- [Source material]:
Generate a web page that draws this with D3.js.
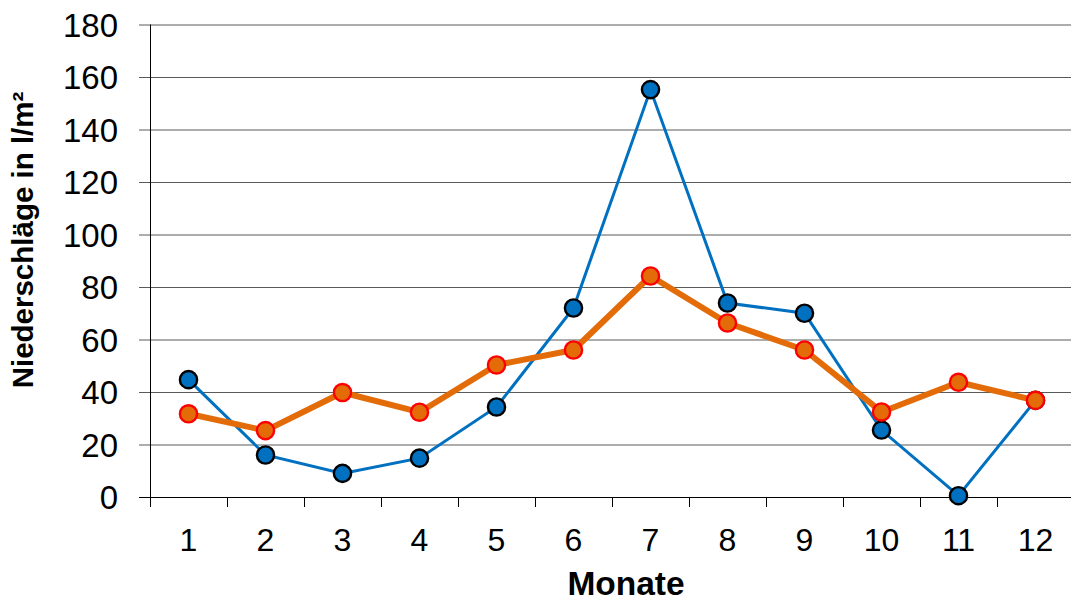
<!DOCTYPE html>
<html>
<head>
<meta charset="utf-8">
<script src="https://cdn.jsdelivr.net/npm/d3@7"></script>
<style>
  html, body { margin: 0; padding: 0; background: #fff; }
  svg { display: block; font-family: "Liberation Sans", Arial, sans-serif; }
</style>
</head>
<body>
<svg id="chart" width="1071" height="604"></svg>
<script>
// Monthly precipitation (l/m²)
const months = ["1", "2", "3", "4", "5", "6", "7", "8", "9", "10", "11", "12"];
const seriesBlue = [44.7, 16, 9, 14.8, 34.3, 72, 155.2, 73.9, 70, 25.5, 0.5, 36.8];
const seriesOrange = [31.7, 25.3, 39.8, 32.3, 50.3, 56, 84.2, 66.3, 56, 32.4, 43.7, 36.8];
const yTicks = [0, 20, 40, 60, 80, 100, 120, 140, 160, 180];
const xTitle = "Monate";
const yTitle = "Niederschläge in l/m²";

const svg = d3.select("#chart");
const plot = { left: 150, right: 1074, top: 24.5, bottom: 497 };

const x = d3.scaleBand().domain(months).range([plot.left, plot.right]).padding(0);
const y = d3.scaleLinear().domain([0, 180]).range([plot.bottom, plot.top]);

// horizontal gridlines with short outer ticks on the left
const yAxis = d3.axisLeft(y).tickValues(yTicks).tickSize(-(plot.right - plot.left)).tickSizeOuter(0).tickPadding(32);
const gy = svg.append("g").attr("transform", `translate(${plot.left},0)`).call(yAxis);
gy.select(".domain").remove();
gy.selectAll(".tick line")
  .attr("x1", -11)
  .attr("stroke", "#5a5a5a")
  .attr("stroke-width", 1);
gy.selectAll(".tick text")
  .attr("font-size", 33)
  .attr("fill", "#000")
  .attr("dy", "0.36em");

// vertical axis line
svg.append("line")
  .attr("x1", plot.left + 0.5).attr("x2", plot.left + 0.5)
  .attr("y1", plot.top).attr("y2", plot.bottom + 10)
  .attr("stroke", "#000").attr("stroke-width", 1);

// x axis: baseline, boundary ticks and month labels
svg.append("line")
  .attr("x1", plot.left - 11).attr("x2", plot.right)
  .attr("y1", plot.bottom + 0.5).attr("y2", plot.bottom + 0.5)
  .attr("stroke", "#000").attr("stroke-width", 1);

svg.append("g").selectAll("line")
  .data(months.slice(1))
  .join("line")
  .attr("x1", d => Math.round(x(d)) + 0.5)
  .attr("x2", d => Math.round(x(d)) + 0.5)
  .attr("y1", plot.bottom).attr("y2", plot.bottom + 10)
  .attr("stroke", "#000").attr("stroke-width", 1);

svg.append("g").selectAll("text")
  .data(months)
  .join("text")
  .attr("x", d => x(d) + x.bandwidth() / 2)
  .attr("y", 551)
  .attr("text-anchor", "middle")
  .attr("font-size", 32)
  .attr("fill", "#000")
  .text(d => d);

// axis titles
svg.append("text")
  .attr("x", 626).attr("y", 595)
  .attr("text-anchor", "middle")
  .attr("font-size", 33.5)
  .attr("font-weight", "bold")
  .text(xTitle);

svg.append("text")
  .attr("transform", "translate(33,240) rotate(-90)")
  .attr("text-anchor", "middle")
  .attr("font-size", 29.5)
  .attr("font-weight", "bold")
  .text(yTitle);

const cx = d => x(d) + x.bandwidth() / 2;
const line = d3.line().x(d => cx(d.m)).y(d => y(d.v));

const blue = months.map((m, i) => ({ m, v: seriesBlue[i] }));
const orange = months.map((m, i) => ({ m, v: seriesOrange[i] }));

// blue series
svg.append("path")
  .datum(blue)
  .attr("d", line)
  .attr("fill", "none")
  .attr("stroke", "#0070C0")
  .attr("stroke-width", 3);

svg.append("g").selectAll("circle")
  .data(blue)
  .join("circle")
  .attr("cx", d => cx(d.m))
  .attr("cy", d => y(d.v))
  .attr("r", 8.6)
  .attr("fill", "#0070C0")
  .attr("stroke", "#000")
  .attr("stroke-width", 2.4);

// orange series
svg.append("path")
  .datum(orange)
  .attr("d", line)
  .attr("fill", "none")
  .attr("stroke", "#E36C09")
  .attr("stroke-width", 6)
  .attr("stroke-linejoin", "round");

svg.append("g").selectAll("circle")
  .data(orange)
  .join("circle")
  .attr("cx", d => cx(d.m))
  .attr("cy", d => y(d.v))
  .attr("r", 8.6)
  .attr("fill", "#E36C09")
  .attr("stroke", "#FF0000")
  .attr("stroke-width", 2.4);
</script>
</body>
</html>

- [Stated exercise]: Leave the pictures out and output the rest of the listing exactly.

- [Correct output]:
Generate a web page that draws this with D3.js.
<!DOCTYPE html>
<html>
<head>
<meta charset="utf-8">
<script src="https://cdn.jsdelivr.net/npm/d3@7"></script>
<style>
  html, body { margin: 0; padding: 0; background: #fff; }
  svg { display: block; font-family: "Liberation Sans", Arial, sans-serif; }
</style>
</head>
<body>
<svg id="chart" width="1071" height="604"></svg>
<script>
// Monthly precipitation (l/m²)
const months = ["1", "2", "3", "4", "5", "6", "7", "8", "9", "10", "11", "12"];
const seriesBlue = [44.7, 16, 9, 14.8, 34.3, 72, 155.2, 73.9, 70, 25.5, 0.5, 36.8];
const seriesOrange = [31.7, 25.3, 39.8, 32.3, 50.3, 56, 84.2, 66.3, 56, 32.4, 43.7, 36.8];
const yTicks = [0, 20, 40, 60, 80, 100, 120, 140, 160, 180];
const xTitle = "Monate";
const yTitle = "Niederschläge in l/m²";

const svg = d3.select("#chart");
const plot = { left: 150, right: 1074, top: 24.5, bottom: 497 };

const x = d3.scaleBand().domain(months).range([plot.left, plot.right]).padding(0);
const y = d3.scaleLinear().domain([0, 180]).range([plot.bottom, plot.top]);

// horizontal gridlines with short outer ticks on the left
const yAxis = d3.axisLeft(y).tickValues(yTicks).tickSize(-(plot.right - plot.left)).tickSizeOuter(0).tickPadding(32);
const gy = svg.append("g").attr("transform", `translate(${plot.left},0)`).call(yAxis);
gy.select(".domain").remove();
gy.selectAll(".tick line")
  .attr("x1", -11)
  .attr("stroke", "#5a5a5a")
  .attr("stroke-width", 1);
gy.selectAll(".tick text")
  .attr("font-size", 33)
  .attr("fill", "#000")
  .attr("dy", "0.36em");

// vertical axis line
svg.append("line")
  .attr("x1", plot.left + 0.5).attr("x2", plot.left + 0.5)
  .attr("y1", plot.top).attr("y2", plot.bottom + 10)
  .attr("stroke", "#000").attr("stroke-width", 1);

// x axis: baseline, boundary ticks and month labels
svg.append("line")
  .attr("x1", plot.left - 11).attr("x2", plot.right)
  .attr("y1", plot.bottom + 0.5).attr("y2", plot.bottom + 0.5)
  .attr("stroke", "#000").attr("stroke-width", 1);

svg.append("g").selectAll("line")
  .data(months.slice(1))
  .join("line")
  .attr("x1", d => Math.round(x(d)) + 0.5)
  .attr("x2", d => Math.round(x(d)) + 0.5)
  .attr("y1", plot.bottom).attr("y2", plot.bottom + 10)
  .attr("stroke", "#000").attr("stroke-width", 1);

svg.append("g").selectAll("text")
  .data(months)
  .join("text")
  .attr("x", d => x(d) + x.bandwidth() / 2)
  .attr("y", 551)
  .attr("text-anchor", "middle")
  .attr("font-size", 32)
  .attr("fill", "#000")
  .text(d => d);

// axis titles
svg.append("text")
  .attr("x", 626).attr("y", 595)
  .attr("text-anchor", "middle")
  .attr("font-size", 33.5)
  .attr("font-weight", "bold")
  .text(xTitle);

svg.append("text")
  .attr("transform", "translate(33,240) rotate(-90)")
  .attr("text-anchor", "middle")
  .attr("font-size", 29.5)
  .attr("font-weight", "bold")
  .text(yTitle);

const cx = d => x(d) + x.bandwidth() / 2;
const line = d3.line().x(d => cx(d.m)).y(d => y(d.v));

const blue = months.map((m, i) => ({ m, v: seriesBlue[i] }));
const orange = months.map((m, i) => ({ m, v: seriesOrange[i] }));

// blue series
svg.append("path")
  .datum(blue)
  .attr("d", line)
  .attr("fill", "none")
  .attr("stroke", "#0070C0")
  .attr("stroke-width", 3);

svg.append("g").selectAll("circle")
  .data(blue)
  .join("circle")
  .attr("cx", d => cx(d.m))
  .attr("cy", d => y(d.v))
  .attr("r", 8.6)
  .attr("fill", "#0070C0")
  .attr("stroke", "#000")
  .attr("stroke-width", 2.4);

// orange series
svg.append("path")
  .datum(orange)
  .attr("d", line)
  .attr("fill", "none")
  .attr("stroke", "#E36C09")
  .attr("stroke-width", 6)
  .attr("stroke-linejoin", "round");

svg.append("g").selectAll("circle")
  .data(orange)
  .join("circle")
  .attr("cx", d => cx(d.m))
  .attr("cy", d => y(d.v))
  .attr("r", 8.6)
  .attr("fill", "#E36C09")
  .attr("stroke", "#FF0000")
  .attr("stroke-width", 2.4);
</script>
</body>
</html>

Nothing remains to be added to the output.